Penser à ces familles dont la vie sera désormais rythmée par ça. Par le avant et le après.

De repenser à ces femmes qui ont perdu leur mari, ces enfants qui ont perdu leur maman...

Par dessus tout, je pense que ce qui nous effraie c'est l'aveuglement du geste.
C'est l'impossibilité de prévoir, de se protéger.
C'est en partie pour ça que je vous demandais ce que nous pouvions faire.

La loi sur le renseignement a fait bondir certains acteurs du numérique : "comment protéger notre vie privée?"
Je vais vous dire, Monsieur le Président de la République, la notion de vie privée sur Internet a quand même gentiment volé en éclat le jour où des millions d'internautes ont ouvert un compte Facebook.
Il n'en reste pas moins que si cette loi, ou d'autres peuvent permettre d'anticiper, et de nous protéger : qu'elle le fasse.
Puisque la guerre se fait aussi sur Internet. 
Puisque les kamikazes qui tuent aveuglément se font recrutés sur les réseaux sociaux.
Pourrait-on demander aux dirigeants de ces mêmes réseaux sociaux de vous fournir les IP, les noms ou que sais-je des gérants de pages incitant au terrorisme? Est-ce faisable techniquement?

Je cherche dans tous les sens parce que je tremble à l'idée d'envoyer ma fille à l'école.
Cette peur ne date malheureusement pas de vendredi.
Depuis des années, 20 pour être précise, j'ai cette angoisse de l'attentat.
Dans le métro à Paris ou à Londres, dans les salles de concerts, dans les centres commerciaux.
Depuis 1995, j'ai peur.
Maintenant que je suis maman, je n'ai plus peur que pour moi.

Pour en revenir au Bataclan, je crois que je ne cesserai jamais de me demander ce qui se serait pas si... Si ces 4 terroristes avaient décidé de frapper avant. 

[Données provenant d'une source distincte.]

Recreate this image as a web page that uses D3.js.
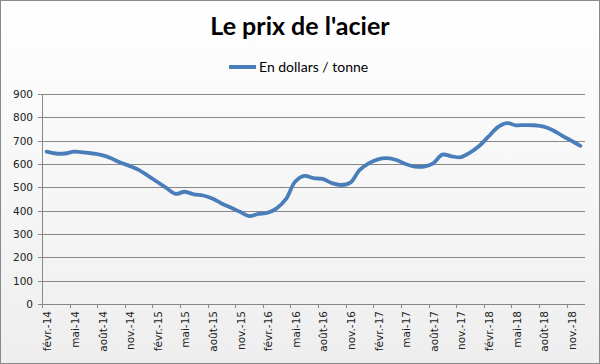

Monsieur le Président de la République, au delà de toutes les mesures de sécurités et autre état d'urgence, dîtes moi, dîtes nous comment agir?

Je suis prête à passer sous un détecteurs de métaux à l'entrée des centres commerciaux/ lieux publics. A laisser des agents contrôler le contenu de mon sac à main. 

Je pourrais me soumettre à tous ces contrôles, si nécessaire, s"ils pouvaient nous protéger. 
S'ils pouvaient me permettre de retrouver le sommeil, et enlever ce nœud dans ma gorge.

Parce que, Monsieur le Président de la République, comme vous, j'ai le visage fermé depuis deux jours.